Wednesday, 15 June 2011

Super noodles and acupuncture needles

A 5am start got us to the train station in time to catch our train. Having done our train journey time / cost calculations we had elected to get the slower (and not as nice) L-type train (instead of a K-type). The L train was not only cheaper but it meant we didn't have to find a night's accommodation before the onward train to Kashgar. The train looked like it hadn't been cleaned since the 1980s but the sheets on the bed were clean and the toilets weren't too bad. A major advantage was that it was half empty. We initially shared our 6 berth compartment with a doctor who practiced traditional Chinese medicine. She was called Wei and spoke a little English, but at Lanzhou she got off and we had the compartment to ourselves. She gave us a single acupuncture needle as a present. Quite what she thought two unqualified westerners would do with it was not entirely clear.

The most exciting thing about this train journey was that, for the first time on our trip, we were finally heading West. For the previous 2 months we'd predominately been heading North or East but now we were heading in the direction of the UK, although we did have another 6 months of adventures left.

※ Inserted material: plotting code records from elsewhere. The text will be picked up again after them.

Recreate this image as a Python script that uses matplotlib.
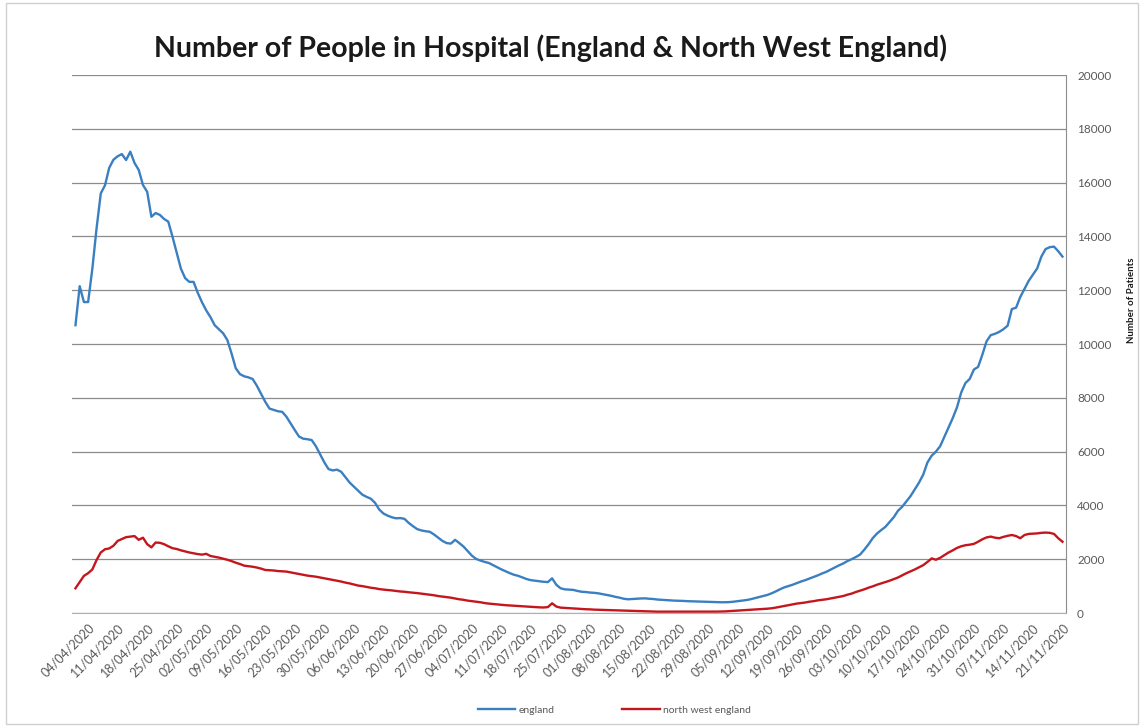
import matplotlib
matplotlib.use("Agg")
import matplotlib.pyplot as plt
import matplotlib.dates as mdates
from matplotlib.patches import Rectangle
import numpy as np
import pandas as pd

# daily patients in hospital, 01/04/2020 .. 21/11/2020 (one row per week)
start_date = "2020-04-01"

england = [
    10700, 12150, 11560, 11560, 12800, 14300, 15600,
    15900, 16550, 16850, 16980, 17060, 16840, 17150,
    16730, 16470, 15910, 15660, 14730, 14870, 14800,
    14650, 14550, 13990, 13400, 12800, 12450, 12310,
    12310, 11900, 11550, 11250, 11000, 10700, 10550,
    10400, 10150, 9650, 9100, 8880, 8800, 8760,
    8700, 8450, 8150, 7850, 7600, 7550, 7500,
    7480, 7300, 7050, 6800, 6560, 6480, 6460,
    6430, 6200, 5900, 5600, 5350, 5300, 5330,
    5250, 5050, 4850, 4700, 4550, 4400, 4320,
    4250, 4100, 3850, 3700, 3620, 3560, 3520,
    3530, 3500, 3350, 3230, 3120, 3070, 3040,
    3020, 2920, 2800, 2680, 2600, 2580, 2720,
    2600, 2470, 2300, 2130, 2010, 1950, 1900,
    1860, 1780, 1700, 1620, 1550, 1480, 1420,
    1380, 1320, 1260, 1220, 1200, 1180, 1160,
    1150, 1290, 1050, 920, 880, 870, 860,
    820, 790, 780, 760, 750, 730, 700,
    670, 640, 600, 570, 530, 510, 520,
    530, 540, 545, 530, 520, 500, 490,
    480, 470, 460, 455, 450, 440, 435,
    430, 425, 420, 415, 410, 405, 400,
    400, 405, 420, 440, 460, 480, 510,
    550, 590, 630, 670, 730, 800, 880,
    950, 1000, 1050, 1110, 1170, 1220, 1280,
    1340, 1400, 1470, 1530, 1610, 1690, 1770,
    1840, 1930, 2000, 2080, 2170, 2350, 2550,
    2780, 2950, 3080, 3200, 3380, 3560, 3800,
    3950, 4150, 4350, 4600, 4850, 5150, 5600,
    5850, 6000, 6200, 6550, 6900, 7250, 7650,
    8200, 8550, 8700, 9050, 9150, 9600, 10100,
    10330, 10380, 10450, 10550, 10680, 11300, 11350,
    11750, 12050, 12350, 12580, 12810, 13250, 13530,
    13600, 13620, 13450, 13250,
]

north_west = [
    920, 1150, 1380, 1480, 1620, 1970, 2250,
    2370, 2400, 2500, 2680, 2750, 2820, 2840,
    2860, 2720, 2800, 2560, 2440, 2620, 2610,
    2560, 2480, 2410, 2380, 2330, 2290, 2250,
    2220, 2190, 2170, 2200, 2120, 2090, 2060,
    2020, 1980, 1930, 1870, 1820, 1760, 1740,
    1720, 1690, 1650, 1600, 1590, 1580, 1560,
    1550, 1540, 1510, 1480, 1450, 1420, 1390,
    1370, 1350, 1320, 1290, 1260, 1230, 1200,
    1170, 1130, 1100, 1060, 1020, 1000, 970,
    940, 920, 890, 870, 855, 840, 820,
    800, 790, 770, 755, 740, 720, 700,
    680, 660, 630, 610, 590, 570, 540,
    510, 490, 460, 440, 420, 400, 370,
    350, 335, 320, 305, 290, 280, 270,
    260, 250, 240, 230, 220, 210, 205,
    220, 360, 240, 200, 190, 180, 170,
    160, 150, 140, 135, 125, 120, 115,
    110, 105, 100, 95, 90, 85, 80,
    75, 70, 65, 60, 55, 50, 50,
    50, 50, 48, 48, 48, 50, 50,
    50, 50, 52, 50, 50, 52, 55,
    60, 70, 80, 90, 100, 110, 120,
    130, 140, 150, 160, 175, 200, 230,
    260, 290, 320, 350, 370, 390, 420,
    440, 470, 490, 510, 540, 570, 600,
    630, 680, 720, 780, 830, 880, 940,
    990, 1050, 1100, 1150, 1200, 1260, 1320,
    1400, 1480, 1550, 1620, 1700, 1780, 1900,
    2030, 1980, 2050, 2150, 2250, 2330, 2420,
    2480, 2520, 2540, 2570, 2650, 2740, 2810,
    2840, 2800, 2780, 2830, 2870, 2900, 2860,
    2780, 2900, 2940, 2950, 2960, 2980, 2990,
    2980, 2940, 2780, 2650,
]

series_labels = ["england", "north west england"]
tick_start, tick_end = "2020-04-04", "2020-11-21"
y_ticks = list(range(0, 20001, 2000))

dates = pd.date_range(start_date, periods=len(england), freq="D")
tick_dates = pd.date_range(tick_start, tick_end, freq="7D")

plt.rcParams["font.family"] = ["Lato", "DejaVu Sans"]
label_grey = "#595959"
grid_grey = "#8c8c8c"

fig = plt.figure(figsize=(11.44, 7.27), dpi=100)
fig.patch.set_facecolor("white")
ax = fig.add_axes([0.0629, 0.1568, 0.8689, 0.74])

ax.plot(dates, england, color="#3a7fc1", lw=1.7, label=series_labels[0])
ax.plot(dates, north_west, color="#c4161c", lw=1.7, label=series_labels[1])

ax.set_ylim(0, 20000)
ax.set_yticks(y_ticks)
ax.yaxis.tick_right()
ax.tick_params(axis="y", length=0, pad=8, labelsize=8.5, labelcolor=label_grey)
ax.grid(axis="y", color=grid_grey, lw=0.9)
ax.set_axisbelow(True)

half_day = pd.Timedelta(hours=20)
ax.set_xlim(dates[0] - half_day, dates[-1] + half_day)
ax.set_xticks(tick_dates)
ax.xaxis.set_major_formatter(mdates.DateFormatter("%d/%m/%Y"))
ax.tick_params(axis="x", length=0, pad=6, labelsize=9, labelcolor=label_grey)
for lbl in ax.get_xticklabels():
    lbl.set_rotation(45)
    lbl.set_ha("right")
    lbl.set_rotation_mode("anchor")

for side in ["left", "top"]:
    ax.spines[side].set_visible(False)
ax.spines["right"].set_color(grid_grey)
ax.spines["bottom"].set_color("#b0b0b0")

fig.text(0.481, 0.934, "Number of People in Hospital (England & North West England)",
         ha="center", va="center", fontsize=20.5, fontweight="bold", color="#1a1a1a")
fig.text(0.989, 0.587, "Number of Patients", rotation=90, ha="center", va="center",
         fontsize=7, fontweight="bold", color="#1a1a1a")

fig.legend(loc="center", bbox_to_anchor=(0.537, 0.023), ncol=2, frameon=False,
           fontsize=7.5, handlelength=3.6, handletextpad=0.3, columnspacing=6.5,
           labelcolor=label_grey)

# light chart-area border
fig.add_artist(Rectangle((0.005, 0.004), 0.99, 0.992, transform=fig.transFigure,
                         fill=False, edgecolor="#d0d0d0", lw=1))

fig.savefig("out.png", dpi=100, facecolor="white")
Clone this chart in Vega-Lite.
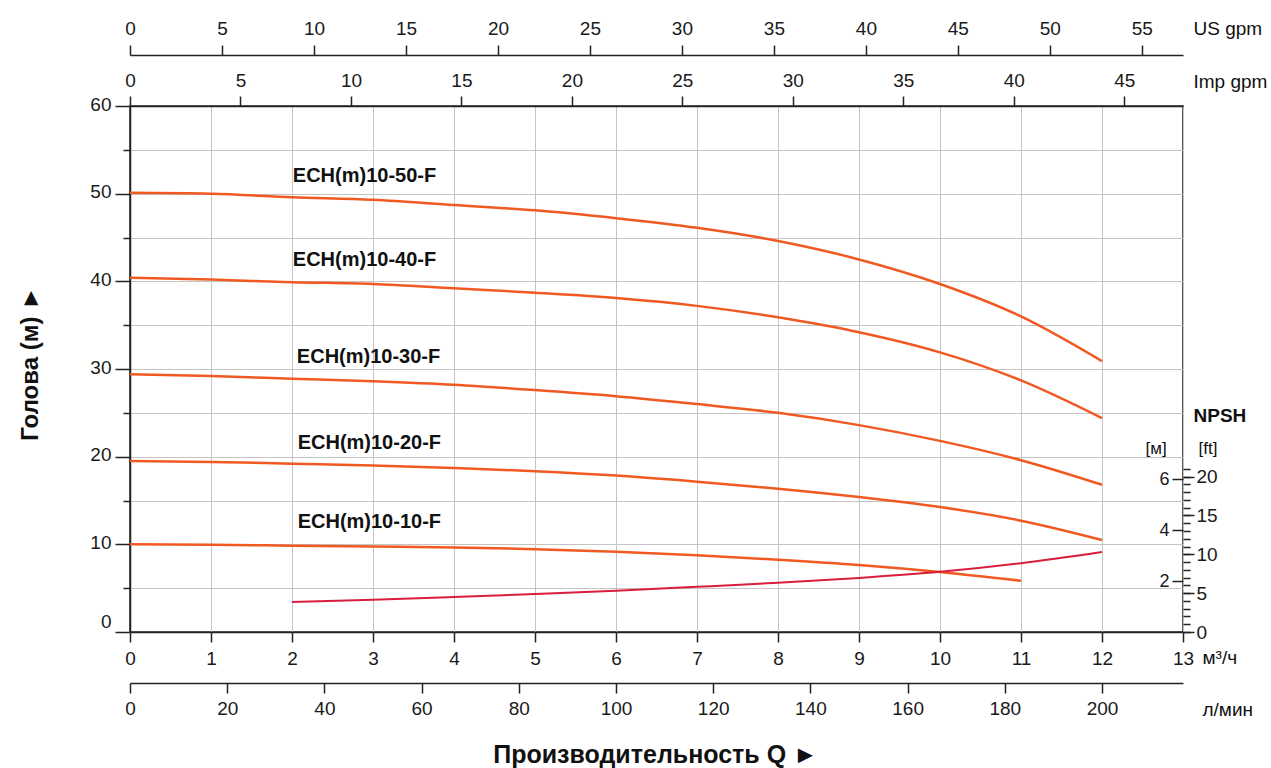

For a day the train trundled through lush vegetation but the following morning we woke up to arid plains with the snowy Qilang Mountains beyond. The train passed the far western sections of the Great Wall, crumbling sections made of rammed earth, and on, deep into Xinjiang Province and ethnic Uighur country. We were heading to Turpan (or the train station nearest to the city - a place called Tulufan). At the northern edge of the Taklimakan Desert, it is located in a depression 154m below sea level (the second lowest place in the world) and also the hottest place in China. It was hard to believe that in just over 10 days we had gone from crossing the Himalayas and the Tibetan Plateau, with views to Everest and plains grazed by thousands of yaks, to the lowest point in China where camels roamed through the desert. The distances we had covered were vast. First we had traveled 3360 km from Lhasa to Chengdu (which was in the wrong direction). We'd then had to retrace 1200 km of this journey, continuing a further 1683 km to Tulufan, where we would get the final 1445 km train overnight to Kashgar. The entire journey totaled 7688 km. To put this in perspective this is like going from London to Cairo only to find out that the bit of paperwork which was needed is actually unobtainable and then having to retrace your steps back to Sicily, Italy and then to travel on to Novosibirsk in Western Siberia, all overland and all in a single week. No wonder we were exhausted.

As it is only possible (as far as we could work out) to buy a train ticket from the station of departure we had not bought our onward ticket to Kashgar. We had heard that this train got very busy and we were worried that we'd be unable to get the next train. After a nervous wait whilst the staff had their obligatory 40 min tea break, James managed to buy some tickets. The good news was that we'd managed to get on the next train, the bad was that the only tickets available were the dreaded hard seat!

In the departure lounge we waited for the train. I noticed some attendants looking across at us. After some giggling one approached us and indicated that she wanted to see our ticket. Her brow furrowed on seeing the class in which we were traveling but unperturbed she said "VIP this way". We were shown to a large, empty lounge with comfy leather sofas and the cleanest toilets we'd seen since Heathrow - actually probably cleaner.

The train was packed as we gritted our teeth for the 24 hour hard seat journey to Kashgar. I did a double take, was that a westerner? They definitely had blond hair. No. We were now amongst the Uighurs of Western China, a people whose ethnicity reflected the fact that they inhabited the crossroads of Asia and lived along ancient trading routes such as the Silk Road. The road we had to take was West into Kyrgyzstan but there was one problem - we'd arrived in Kashgar on Friday afternoon with no time to get to the border, with Kyrgyz visas not beginning until Saturday, the border being closed at the weekend and our Chinese visas running out on Saturday - we were in a Catch 22 situation. Err...time for a beer...

Break time on a Chinese train

Tulufan VIP(?!) lounge


  1. cute. You're boots match! Hope you guys are having a great time. Nice background pic by the way!

  2. Yes we might be sad but so are you for spotting it!! Actually someone said to us the other day that they assumed we were sponsored climbers as we had so much kit that was the same. We are sticking to that story.